С такими предпосылками Юму пришлось излагать историю. О причинности в историческом процессе прагматическая история говорит уже устами своих античных представителей, и не меньше, чем история объяснительная. Юм исходит из признания единообразия в историческом процессе и понимает его совершенно согласно с «прагматизмом». Еще в Исследовании он писал[82]: «Честолюбие, скупость, самолюбие, тщеславие, дружба, великодушие, здравый смысл, – все эти душевные движения, смешанные в различной степени и распространенные в обществе, были от начала миpa и являются до сих пор источником всех действий и предприятий, какие только наблюдаются в человечестве». И потом: «Вы хотите знать чувства, склонности и жизнь греков и римлян. Тщательно изучайте дух и поведение французов и англичан <…> Человечество до такой степени одно и то же во все времена и всюду, что история не сообщает нам о нем ничего нового и особенного <…> Как земля, вода и прочие элементы, которые исследовались Аристотелем и Гиппократом, подобны тем элементам, которые мы теперь исследуем, точно так же и люди, которых описывает Полибий и Тацит, подобны тем, которые теперь правят миром».
Как показывает пример из истории Англии, приводимый Гольдштейном, Юм именно к этим «факторам» и прибегает в своих исторических «объяснениях». Вполне понятно, что историография квалифицирует Историю Юма, как прагматическую историю. Для «философской истории» здесь нет объединяющей «точки зрения», для научной – нет идеи внутреннего фактора, лежащего в самом историческом процессе, и не только объединяющего, но и объясняющего его. Общие положения, которые могла бы установить такого рода история по своей логической структуре, и отдаленно не напоминают теоретических «положений» науки, так как суть только правила практического применения или точнее «уроки житейского опыта». Как мы указывали, здесь самое название «причины» не точно, речь идет не о причинах, а о мотивах, исходящих прежде всего от эмоционального характера человека и подлежащих моральной оценке, а не включению в систему действующих причин. Юм сам так понимает «мотив», когда говорит: «Очевидно, что когда мы хвалим какие-нибудь действия, мы смотрим только на мотивы, которые вызвали их, и рассматриваем действия, как знаки или указания на известные начала в душе и душевном состоянии. Внешнее выполнение не имеет цены. Мы должны заглянуть внутрь, чтобы найти моральное качество»[83]. Но признание мотивов движущими факторами исторического процесса типично именно для прагматической истории.

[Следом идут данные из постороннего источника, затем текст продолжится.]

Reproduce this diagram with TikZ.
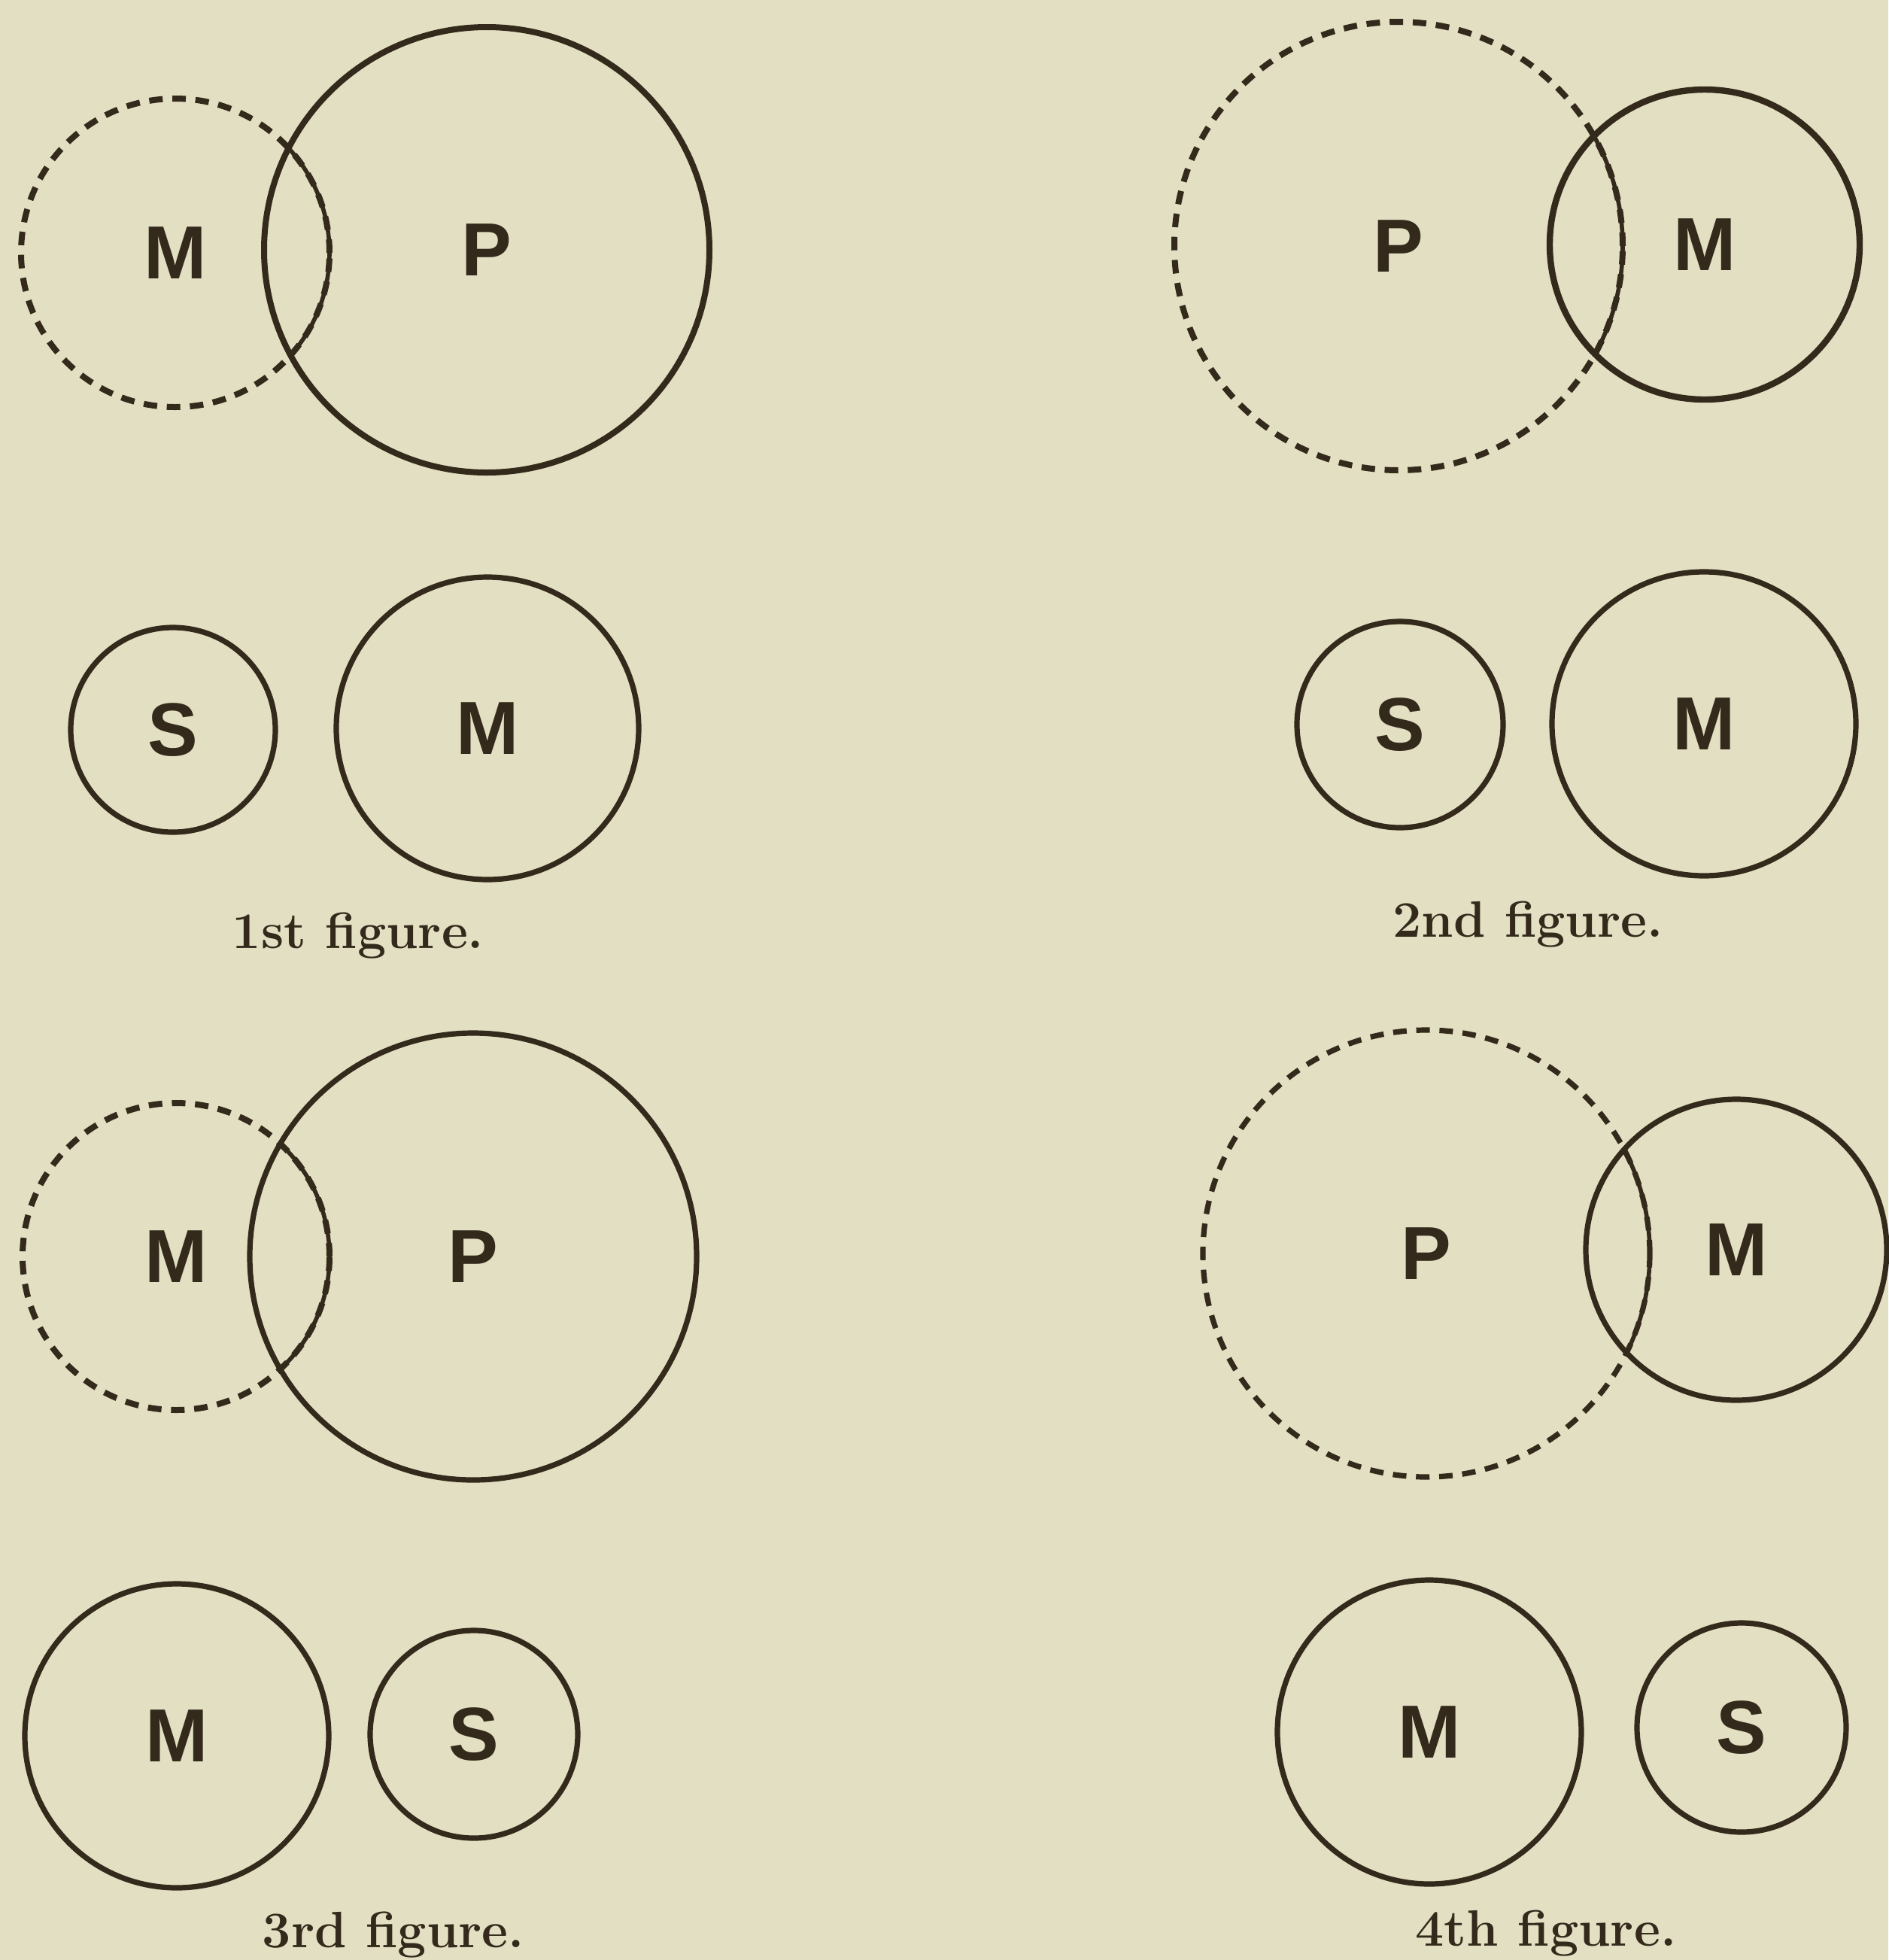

Таким образом, в юмовском эмпиризме нельзя видеть логических оснований ни для науки, ни для философии истории; феноменализм имел для Юма большее значение, чем влияние «философии истории» Вольтера; феноменализм не знает ни действующих причин, ни «внутренних оснований», и Юм обратился к прагматической истории с ее моральными и эмоциональными мотивами точно так же, как Кант, – мы это еще увидим, – при аналогичных условиях обратился к помощи «практического разума».

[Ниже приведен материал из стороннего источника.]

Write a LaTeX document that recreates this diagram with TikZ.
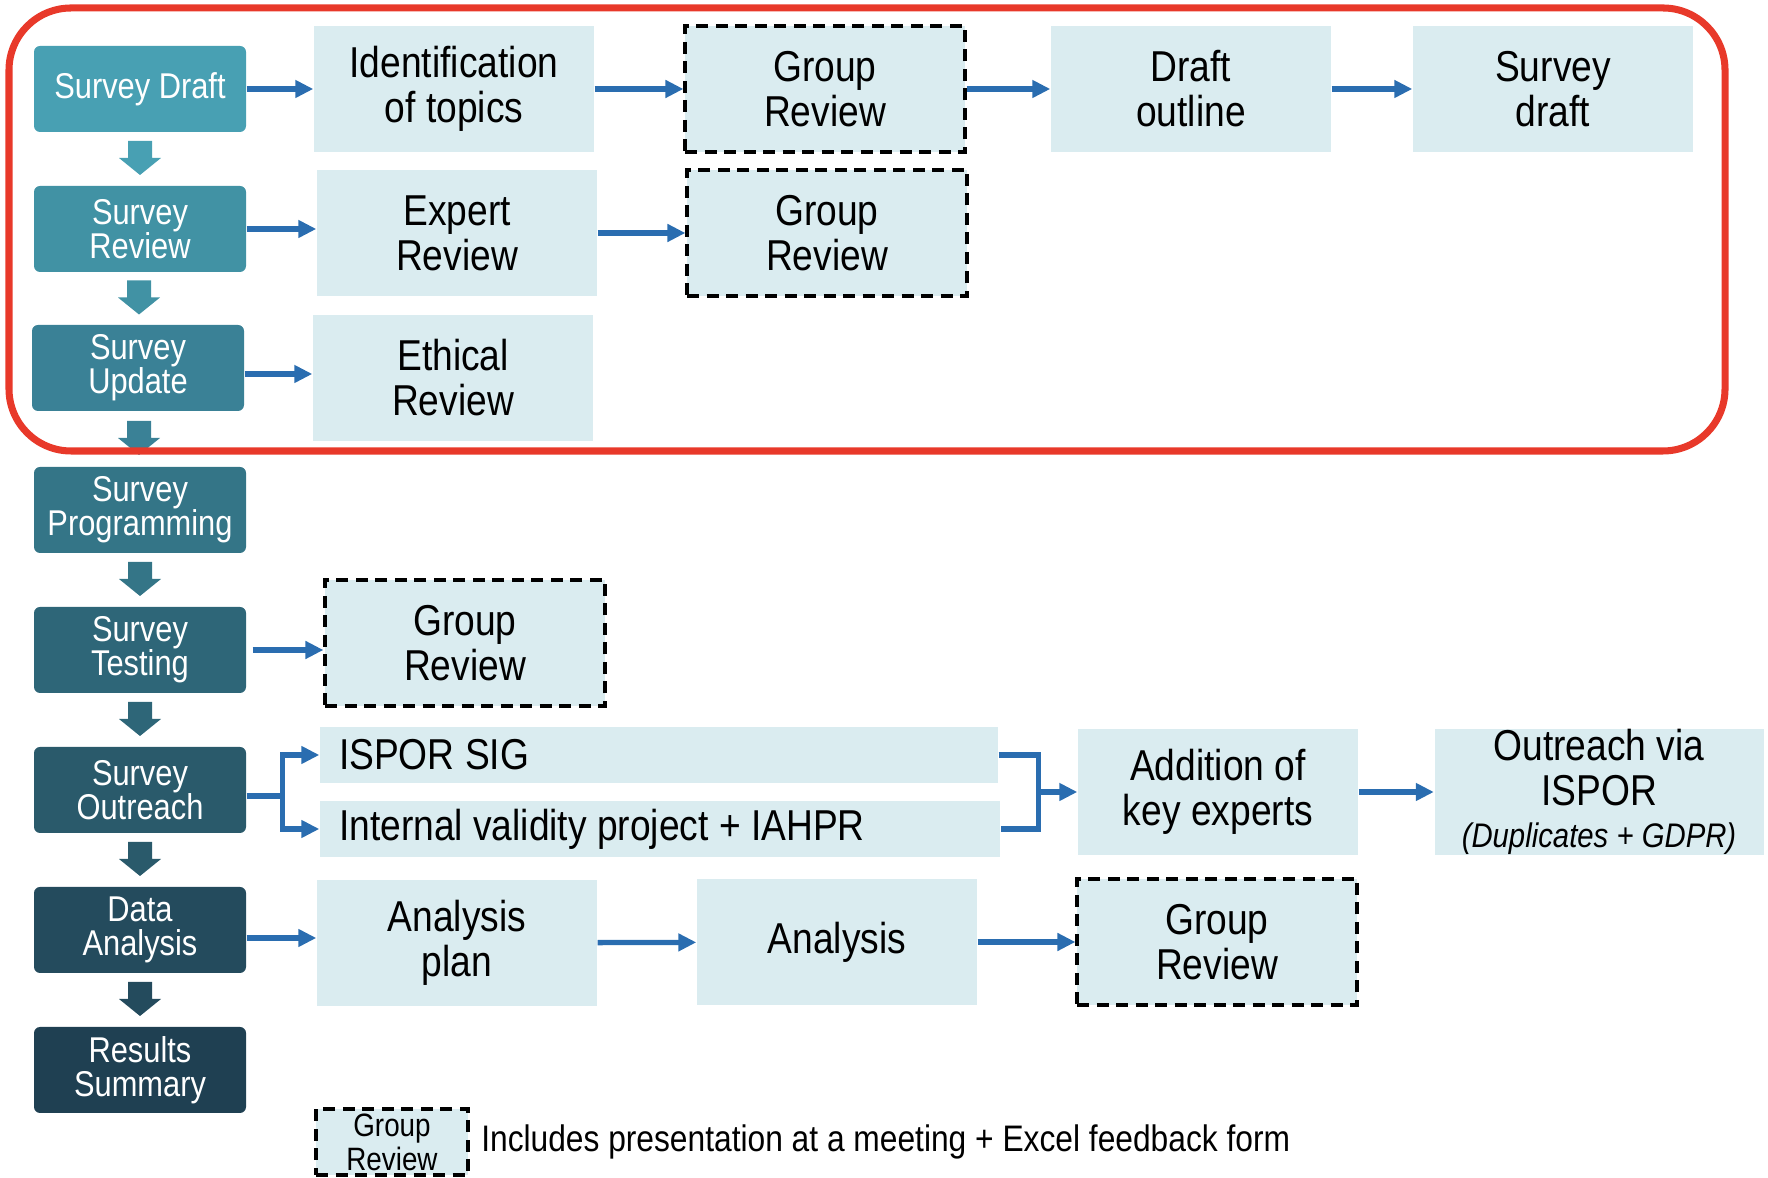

4. Философия Юма, однако, не может быть в действительности той основой, на которой строило свое понимание французское Просвещение, и тем более немецкое. Напротив, Юм сам писал Историю Англии под влиянием Вольтера, и можно предположить, что эмпиризм Юма только потому был непригоден для обоснования методологии истории, что его скептические и феноменалистические выводы были крайностью, которой при других условиях можно было бы избежать. Другими словами, можно еще думать, что та особая логика, на которую претендует эмпиризм, не связана необходимо с феноменализмом. И так как фактически философским основанием и непосредственным источником французского Просвещения был Локк, а логикой Локка в основе своей была «логика» Бэкона, то остается еще вопрос о возможном значении этой логики. Но можно было бы априорно показать, что эмпиризм, поскольку он является субъективистической теорией, необходимо ведет к феноменализму, будет ли то импрессионизм Юма, или сенсуализм Кондильяка, или какая-либо другая форма психологистического истолкования опыта. А что касается новой логики эмпиризма, то следует отдавать себе более ясный отчет, в чем же собственно новизна Нового Органона?